Transcribe the material in full. Nothing should differ except that the pictures are left out.
▼
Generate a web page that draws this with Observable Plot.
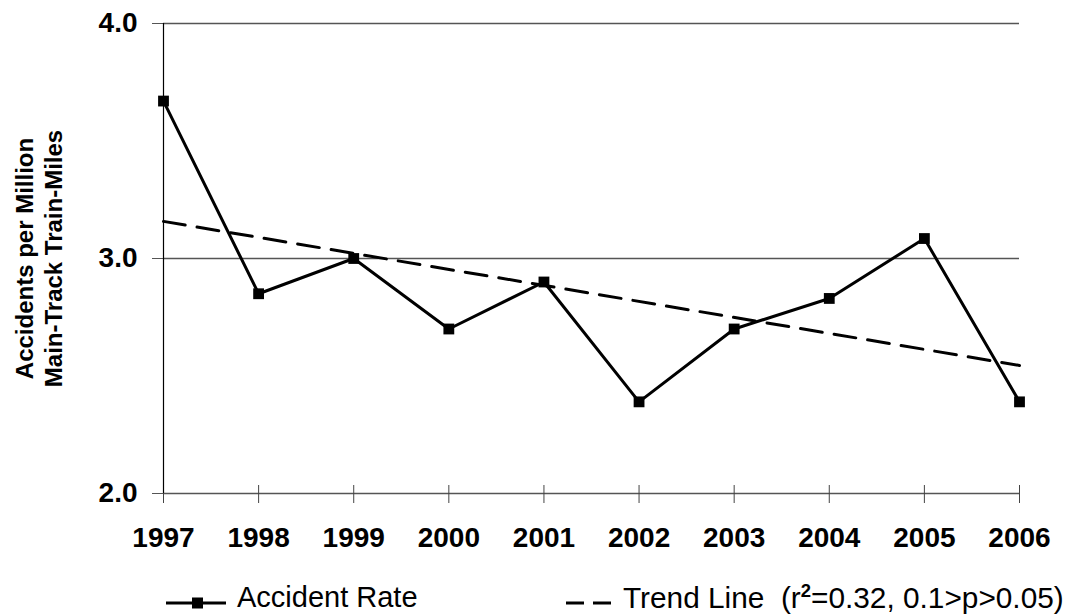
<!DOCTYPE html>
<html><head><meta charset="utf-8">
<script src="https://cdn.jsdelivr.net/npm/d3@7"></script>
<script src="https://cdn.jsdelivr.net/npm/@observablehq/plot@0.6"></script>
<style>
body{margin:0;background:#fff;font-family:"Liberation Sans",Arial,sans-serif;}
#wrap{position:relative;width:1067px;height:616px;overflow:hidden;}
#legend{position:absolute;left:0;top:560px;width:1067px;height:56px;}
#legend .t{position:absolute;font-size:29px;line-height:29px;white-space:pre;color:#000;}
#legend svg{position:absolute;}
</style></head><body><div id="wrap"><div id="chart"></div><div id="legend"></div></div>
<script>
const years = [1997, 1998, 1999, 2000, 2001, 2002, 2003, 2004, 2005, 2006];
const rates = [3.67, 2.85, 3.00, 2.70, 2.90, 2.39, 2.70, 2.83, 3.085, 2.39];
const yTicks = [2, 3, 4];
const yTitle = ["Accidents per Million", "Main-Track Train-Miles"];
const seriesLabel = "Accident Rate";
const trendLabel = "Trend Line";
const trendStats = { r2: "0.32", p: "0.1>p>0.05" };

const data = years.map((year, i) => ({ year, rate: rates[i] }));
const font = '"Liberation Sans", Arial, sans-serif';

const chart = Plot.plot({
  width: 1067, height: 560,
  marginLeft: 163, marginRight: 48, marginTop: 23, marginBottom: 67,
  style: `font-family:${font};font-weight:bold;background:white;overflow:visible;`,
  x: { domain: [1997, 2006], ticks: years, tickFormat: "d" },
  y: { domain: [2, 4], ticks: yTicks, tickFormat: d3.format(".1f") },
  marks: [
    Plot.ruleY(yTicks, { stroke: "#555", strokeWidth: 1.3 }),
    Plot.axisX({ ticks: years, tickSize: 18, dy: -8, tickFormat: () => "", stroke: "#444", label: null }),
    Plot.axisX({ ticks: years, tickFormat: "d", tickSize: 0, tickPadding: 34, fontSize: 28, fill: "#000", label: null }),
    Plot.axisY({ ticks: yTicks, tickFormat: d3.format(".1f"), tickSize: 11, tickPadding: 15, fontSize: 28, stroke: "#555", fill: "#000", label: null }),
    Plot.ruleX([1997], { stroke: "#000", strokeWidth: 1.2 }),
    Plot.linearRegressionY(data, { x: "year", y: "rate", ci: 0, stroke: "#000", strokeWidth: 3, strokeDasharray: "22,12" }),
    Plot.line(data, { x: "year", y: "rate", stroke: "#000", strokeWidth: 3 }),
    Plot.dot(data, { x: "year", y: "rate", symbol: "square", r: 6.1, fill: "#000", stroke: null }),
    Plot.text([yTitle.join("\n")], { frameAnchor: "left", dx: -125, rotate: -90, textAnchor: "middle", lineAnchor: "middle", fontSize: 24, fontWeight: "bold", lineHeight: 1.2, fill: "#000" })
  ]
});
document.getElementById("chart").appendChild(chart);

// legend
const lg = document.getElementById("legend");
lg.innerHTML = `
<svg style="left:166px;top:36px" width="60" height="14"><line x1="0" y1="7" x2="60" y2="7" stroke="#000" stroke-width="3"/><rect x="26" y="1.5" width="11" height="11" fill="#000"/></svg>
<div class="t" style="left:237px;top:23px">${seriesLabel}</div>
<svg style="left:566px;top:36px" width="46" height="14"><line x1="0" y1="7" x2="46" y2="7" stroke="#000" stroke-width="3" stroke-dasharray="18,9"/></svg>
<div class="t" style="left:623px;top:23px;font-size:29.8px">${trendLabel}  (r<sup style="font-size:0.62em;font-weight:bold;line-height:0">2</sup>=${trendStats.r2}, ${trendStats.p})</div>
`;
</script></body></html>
▲
▸ **Solution for this exercise**
Generate a web page that draws this with Observable Plot.
<!DOCTYPE html>
<html><head><meta charset="utf-8">
<script src="https://cdn.jsdelivr.net/npm/d3@7"></script>
<script src="https://cdn.jsdelivr.net/npm/@observablehq/plot@0.6"></script>
<style>
body{margin:0;background:#fff;font-family:"Liberation Sans",Arial,sans-serif;}
#wrap{position:relative;width:1067px;height:616px;overflow:hidden;}
#legend{position:absolute;left:0;top:560px;width:1067px;height:56px;}
#legend .t{position:absolute;font-size:29px;line-height:29px;white-space:pre;color:#000;}
#legend svg{position:absolute;}
</style></head><body><div id="wrap"><div id="chart"></div><div id="legend"></div></div>
<script>
const years = [1997, 1998, 1999, 2000, 2001, 2002, 2003, 2004, 2005, 2006];
const rates = [3.67, 2.85, 3.00, 2.70, 2.90, 2.39, 2.70, 2.83, 3.085, 2.39];
const yTicks = [2, 3, 4];
const yTitle = ["Accidents per Million", "Main-Track Train-Miles"];
const seriesLabel = "Accident Rate";
const trendLabel = "Trend Line";
const trendStats = { r2: "0.32", p: "0.1>p>0.05" };

const data = years.map((year, i) => ({ year, rate: rates[i] }));
const font = '"Liberation Sans", Arial, sans-serif';

const chart = Plot.plot({
  width: 1067, height: 560,
  marginLeft: 163, marginRight: 48, marginTop: 23, marginBottom: 67,
  style: `font-family:${font};font-weight:bold;background:white;overflow:visible;`,
  x: { domain: [1997, 2006], ticks: years, tickFormat: "d" },
  y: { domain: [2, 4], ticks: yTicks, tickFormat: d3.format(".1f") },
  marks: [
    Plot.ruleY(yTicks, { stroke: "#555", strokeWidth: 1.3 }),
    Plot.axisX({ ticks: years, tickSize: 18, dy: -8, tickFormat: () => "", stroke: "#444", label: null }),
    Plot.axisX({ ticks: years, tickFormat: "d", tickSize: 0, tickPadding: 34, fontSize: 28, fill: "#000", label: null }),
    Plot.axisY({ ticks: yTicks, tickFormat: d3.format(".1f"), tickSize: 11, tickPadding: 15, fontSize: 28, stroke: "#555", fill: "#000", label: null }),
    Plot.ruleX([1997], { stroke: "#000", strokeWidth: 1.2 }),
    Plot.linearRegressionY(data, { x: "year", y: "rate", ci: 0, stroke: "#000", strokeWidth: 3, strokeDasharray: "22,12" }),
    Plot.line(data, { x: "year", y: "rate", stroke: "#000", strokeWidth: 3 }),
    Plot.dot(data, { x: "year", y: "rate", symbol: "square", r: 6.1, fill: "#000", stroke: null }),
    Plot.text([yTitle.join("\n")], { frameAnchor: "left", dx: -125, rotate: -90, textAnchor: "middle", lineAnchor: "middle", fontSize: 24, fontWeight: "bold", lineHeight: 1.2, fill: "#000" })
  ]
});
document.getElementById("chart").appendChild(chart);

// legend
const lg = document.getElementById("legend");
lg.innerHTML = `
<svg style="left:166px;top:36px" width="60" height="14"><line x1="0" y1="7" x2="60" y2="7" stroke="#000" stroke-width="3"/><rect x="26" y="1.5" width="11" height="11" fill="#000"/></svg>
<div class="t" style="left:237px;top:23px">${seriesLabel}</div>
<svg style="left:566px;top:36px" width="46" height="14"><line x1="0" y1="7" x2="46" y2="7" stroke="#000" stroke-width="3" stroke-dasharray="18,9"/></svg>
<div class="t" style="left:623px;top:23px;font-size:29.8px">${trendLabel}  (r<sup style="font-size:0.62em;font-weight:bold;line-height:0">2</sup>=${trendStats.r2}, ${trendStats.p})</div>
`;
</script></body></html>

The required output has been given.